“This is my little boy when he was three years old on the Ocean City, N.J., boardwalk. It was about 100 degrees that day and his curly hair just went ‘boing’!” Donna Trach said as she motioned emphatically at a button with a baby photo taped onto her nametag.
Her son, Daniel Trach, 28, blushed a bit but found it (for the most part) endearing. His mom was among 450 parents who attended LinkedIn’s third annual “Bring In Your Parents Day” on Thursday.
We’ve all heard of Bring Your Kids to Work Day. But parents?
According to a survey commissioned by LinkedIn, which polled 20,000 adults in 18 countries, 55% of parents admit to not being very familiar with what their child does for a living. With titles like Enterprise Account Executive and Customer Success Consultant, it’s no wonder they’re confused.
So LinkedIn set out to remedy this problem.
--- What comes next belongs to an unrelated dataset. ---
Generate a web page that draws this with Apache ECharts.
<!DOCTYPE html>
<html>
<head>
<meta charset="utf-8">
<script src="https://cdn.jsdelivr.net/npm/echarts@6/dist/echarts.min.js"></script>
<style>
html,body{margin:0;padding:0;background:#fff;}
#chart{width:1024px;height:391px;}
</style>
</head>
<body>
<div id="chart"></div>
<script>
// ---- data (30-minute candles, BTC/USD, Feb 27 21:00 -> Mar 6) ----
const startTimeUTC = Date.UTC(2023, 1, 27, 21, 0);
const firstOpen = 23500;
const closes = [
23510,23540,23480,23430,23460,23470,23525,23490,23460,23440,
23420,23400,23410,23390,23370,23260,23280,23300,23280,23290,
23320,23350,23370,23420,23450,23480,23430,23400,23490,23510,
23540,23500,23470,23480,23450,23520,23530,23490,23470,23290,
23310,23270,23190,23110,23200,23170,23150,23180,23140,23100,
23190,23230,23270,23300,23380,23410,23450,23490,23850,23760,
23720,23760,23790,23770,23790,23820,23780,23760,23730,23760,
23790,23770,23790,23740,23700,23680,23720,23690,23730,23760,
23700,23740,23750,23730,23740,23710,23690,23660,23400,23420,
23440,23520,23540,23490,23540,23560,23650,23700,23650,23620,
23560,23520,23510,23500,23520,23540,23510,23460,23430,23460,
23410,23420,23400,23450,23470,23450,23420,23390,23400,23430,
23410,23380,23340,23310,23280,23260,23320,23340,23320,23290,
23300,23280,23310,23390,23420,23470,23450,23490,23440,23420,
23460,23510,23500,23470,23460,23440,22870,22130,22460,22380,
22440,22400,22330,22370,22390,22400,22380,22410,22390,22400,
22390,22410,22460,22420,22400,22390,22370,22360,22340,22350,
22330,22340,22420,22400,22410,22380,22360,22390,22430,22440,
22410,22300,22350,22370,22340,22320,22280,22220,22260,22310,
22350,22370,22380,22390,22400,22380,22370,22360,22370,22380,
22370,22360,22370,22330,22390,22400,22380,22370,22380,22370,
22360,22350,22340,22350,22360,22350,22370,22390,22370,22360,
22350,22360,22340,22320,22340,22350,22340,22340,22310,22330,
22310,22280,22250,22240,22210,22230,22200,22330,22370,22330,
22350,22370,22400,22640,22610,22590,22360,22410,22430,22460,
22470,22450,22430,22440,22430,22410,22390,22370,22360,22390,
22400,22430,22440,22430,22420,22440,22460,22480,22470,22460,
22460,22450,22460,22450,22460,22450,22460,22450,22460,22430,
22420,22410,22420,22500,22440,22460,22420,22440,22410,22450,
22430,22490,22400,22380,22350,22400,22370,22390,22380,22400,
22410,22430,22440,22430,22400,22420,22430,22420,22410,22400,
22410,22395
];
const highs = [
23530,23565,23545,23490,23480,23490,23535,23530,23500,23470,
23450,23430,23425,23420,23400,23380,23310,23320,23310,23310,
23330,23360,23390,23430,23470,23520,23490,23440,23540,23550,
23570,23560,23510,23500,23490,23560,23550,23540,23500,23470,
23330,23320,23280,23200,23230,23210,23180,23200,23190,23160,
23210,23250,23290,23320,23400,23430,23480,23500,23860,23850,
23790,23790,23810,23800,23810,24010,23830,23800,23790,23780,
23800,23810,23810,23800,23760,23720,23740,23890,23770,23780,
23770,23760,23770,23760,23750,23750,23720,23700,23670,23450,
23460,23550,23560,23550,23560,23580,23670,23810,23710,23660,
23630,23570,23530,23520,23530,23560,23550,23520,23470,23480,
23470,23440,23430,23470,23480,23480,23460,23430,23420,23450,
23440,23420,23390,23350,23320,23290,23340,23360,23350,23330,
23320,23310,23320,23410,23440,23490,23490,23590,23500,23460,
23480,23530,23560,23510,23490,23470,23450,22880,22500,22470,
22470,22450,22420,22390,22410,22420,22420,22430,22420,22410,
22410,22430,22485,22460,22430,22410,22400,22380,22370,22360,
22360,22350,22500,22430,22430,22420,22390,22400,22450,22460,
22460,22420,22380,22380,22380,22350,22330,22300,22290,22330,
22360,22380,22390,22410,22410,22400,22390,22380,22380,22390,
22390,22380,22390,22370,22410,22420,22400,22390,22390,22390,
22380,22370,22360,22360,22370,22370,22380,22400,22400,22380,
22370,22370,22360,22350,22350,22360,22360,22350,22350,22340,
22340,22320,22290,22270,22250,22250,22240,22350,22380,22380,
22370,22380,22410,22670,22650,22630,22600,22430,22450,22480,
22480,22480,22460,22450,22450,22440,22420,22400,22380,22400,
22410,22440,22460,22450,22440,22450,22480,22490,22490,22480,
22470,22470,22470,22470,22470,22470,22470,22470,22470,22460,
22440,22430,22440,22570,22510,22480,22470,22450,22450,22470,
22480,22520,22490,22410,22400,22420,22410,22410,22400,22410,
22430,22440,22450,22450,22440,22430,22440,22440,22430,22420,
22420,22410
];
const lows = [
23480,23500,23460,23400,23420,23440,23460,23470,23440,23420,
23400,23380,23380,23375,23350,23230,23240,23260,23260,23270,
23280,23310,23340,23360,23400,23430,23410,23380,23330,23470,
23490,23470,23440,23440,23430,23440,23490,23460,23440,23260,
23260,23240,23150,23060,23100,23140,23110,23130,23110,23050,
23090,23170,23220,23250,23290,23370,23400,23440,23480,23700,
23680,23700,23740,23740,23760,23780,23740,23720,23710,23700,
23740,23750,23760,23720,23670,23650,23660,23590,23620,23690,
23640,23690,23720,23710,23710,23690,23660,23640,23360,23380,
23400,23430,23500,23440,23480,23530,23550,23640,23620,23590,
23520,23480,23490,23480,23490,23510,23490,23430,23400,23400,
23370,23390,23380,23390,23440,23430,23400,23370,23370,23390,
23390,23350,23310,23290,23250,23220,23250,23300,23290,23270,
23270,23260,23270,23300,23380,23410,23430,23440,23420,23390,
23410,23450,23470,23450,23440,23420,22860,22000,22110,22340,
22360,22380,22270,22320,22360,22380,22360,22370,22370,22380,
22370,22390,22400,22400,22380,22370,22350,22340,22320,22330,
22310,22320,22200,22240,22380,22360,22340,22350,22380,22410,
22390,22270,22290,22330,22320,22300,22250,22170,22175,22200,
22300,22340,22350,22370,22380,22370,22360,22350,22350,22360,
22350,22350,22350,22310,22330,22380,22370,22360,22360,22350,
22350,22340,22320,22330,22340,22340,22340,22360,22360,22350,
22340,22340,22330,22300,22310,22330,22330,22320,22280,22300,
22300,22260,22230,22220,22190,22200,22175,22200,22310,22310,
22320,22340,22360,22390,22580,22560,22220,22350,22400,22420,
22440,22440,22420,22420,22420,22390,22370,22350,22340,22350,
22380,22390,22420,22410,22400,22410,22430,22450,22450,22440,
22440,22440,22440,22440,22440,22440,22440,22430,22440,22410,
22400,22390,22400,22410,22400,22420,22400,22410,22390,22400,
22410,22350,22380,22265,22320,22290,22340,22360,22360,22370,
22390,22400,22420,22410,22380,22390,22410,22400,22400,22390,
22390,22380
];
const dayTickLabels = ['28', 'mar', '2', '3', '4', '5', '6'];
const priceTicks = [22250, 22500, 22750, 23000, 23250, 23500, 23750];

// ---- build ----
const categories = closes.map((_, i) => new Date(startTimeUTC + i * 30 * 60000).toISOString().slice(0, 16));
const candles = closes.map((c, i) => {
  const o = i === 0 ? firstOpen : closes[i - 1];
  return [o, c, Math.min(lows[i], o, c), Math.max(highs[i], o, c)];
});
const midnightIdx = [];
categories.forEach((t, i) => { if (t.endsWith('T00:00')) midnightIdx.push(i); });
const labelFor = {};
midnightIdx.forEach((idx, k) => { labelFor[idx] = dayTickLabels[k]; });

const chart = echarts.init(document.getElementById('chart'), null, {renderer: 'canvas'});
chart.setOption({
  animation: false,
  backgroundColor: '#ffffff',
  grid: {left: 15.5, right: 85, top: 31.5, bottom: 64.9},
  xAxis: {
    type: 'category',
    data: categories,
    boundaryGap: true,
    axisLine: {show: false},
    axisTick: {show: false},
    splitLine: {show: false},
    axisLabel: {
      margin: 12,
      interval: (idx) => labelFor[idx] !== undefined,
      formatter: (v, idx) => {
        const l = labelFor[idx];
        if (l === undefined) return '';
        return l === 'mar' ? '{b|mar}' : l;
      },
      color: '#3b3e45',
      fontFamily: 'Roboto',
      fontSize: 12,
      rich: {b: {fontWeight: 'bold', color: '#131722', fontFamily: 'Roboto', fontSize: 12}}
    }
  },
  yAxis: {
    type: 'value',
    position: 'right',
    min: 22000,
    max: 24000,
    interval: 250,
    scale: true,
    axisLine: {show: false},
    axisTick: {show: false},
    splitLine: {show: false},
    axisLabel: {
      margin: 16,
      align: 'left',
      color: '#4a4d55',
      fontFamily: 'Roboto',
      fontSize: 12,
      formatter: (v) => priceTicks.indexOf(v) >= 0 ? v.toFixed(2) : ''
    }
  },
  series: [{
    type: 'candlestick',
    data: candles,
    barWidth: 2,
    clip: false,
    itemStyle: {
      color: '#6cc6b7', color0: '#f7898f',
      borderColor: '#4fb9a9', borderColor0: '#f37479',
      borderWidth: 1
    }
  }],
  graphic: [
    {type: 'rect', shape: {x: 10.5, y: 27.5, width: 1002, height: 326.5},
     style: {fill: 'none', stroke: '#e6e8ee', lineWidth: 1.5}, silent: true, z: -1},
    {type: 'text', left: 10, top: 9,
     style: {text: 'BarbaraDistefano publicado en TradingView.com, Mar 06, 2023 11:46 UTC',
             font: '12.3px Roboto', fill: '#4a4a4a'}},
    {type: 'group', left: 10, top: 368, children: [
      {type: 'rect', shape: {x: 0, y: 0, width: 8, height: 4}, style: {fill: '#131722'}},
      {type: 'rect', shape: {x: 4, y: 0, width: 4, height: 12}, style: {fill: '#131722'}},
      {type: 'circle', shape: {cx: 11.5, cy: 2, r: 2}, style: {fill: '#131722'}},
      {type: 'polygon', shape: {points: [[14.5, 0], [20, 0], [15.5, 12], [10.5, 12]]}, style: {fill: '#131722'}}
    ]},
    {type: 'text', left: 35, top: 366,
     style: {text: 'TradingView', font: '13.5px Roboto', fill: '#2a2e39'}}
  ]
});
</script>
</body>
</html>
In 2013, the company encouraged its 9,200 full-time employees across the world to “Bring In Your Parents” (#BIYP).
This year, Yahoo Finance decided to check out the festivities at LinkedIn’s New York City office in the Empire State Building.
Of the five parents (including one uncle) we spoke to, their children all said “they nailed it” when they were asked to describe what they do.
Time to show off
Mario Nicolas flew in from San Antonio, Texas, to spend the day with his niece, Lisa Francoeur-Mesa, 34, an enterprise account executive, or as Nicolas puts it -- “wheeling and dealing with Fortune 1000 companies to try to get them to use LinkedIn as a headhunting agency.”
“I want to see the other side of her life...She spends a third to half of her time here so I’d like to get a full picture,” he said. Francoeur-Mesa noted that the day gives her uncle a chance to see how she’s been able to “harness his insights and use them to get to where [she] is now.”
Parents were eager to witness their children hard at work: “It makes me very proud to see what [Shira] has achieved, to see that she’s part of a culture that has such energetic, intelligent people,” said Carol Selkovits.
Of course, if parents were going to get a peek at how the nuts and bolts of their jobs -- which consists of lots of screen time and meetings -- they also got a chance to enjoy the typical perks of working at a big Silicon Valley company. Those include free snacks, a billiard room, ergonomic desks, a yoga room, and a speakeasy bar. Staff also organized panels and small group discussions for parents to participate in.
What impressed them most? Bernie Selkovits, father of Shira Selkovits, who is a senior relationship manager (she helps clients leverage LinkedIn for recruiting) said it was “the lunch situation...I’ve never had a free lunch.” LinkedIn employees get catered lunch everyday, and parents and employees noshed on hot beef and chicken enchiladas with unlimited salad and drinks.
Beyond the perks, employees said the day was a positive bonding experience that gave their parents a clearer picture of what their work was about.
“It can improve your relationship with your parents…the things they ask you on a day-to-day basis become much more detailed and pointed to what you do all the time,” said Shira Selkovits, 37.
“I’ve seen pictures of [Liz] in front of big rooms speaking to people and that amazes me because this is my shy child,” said Ginny Kania. Though Liz Kania chats with her mother daily, now she has a lot more to talk about because of their shared experience at work.
“We do a lot at LinkedIn that’s new and groundbreaking and [my mom’s] really excited. We’ve been working on her profile recently. It’s just a really cool way to plug your parents in and give back based on what we know now,” said Dan Trach.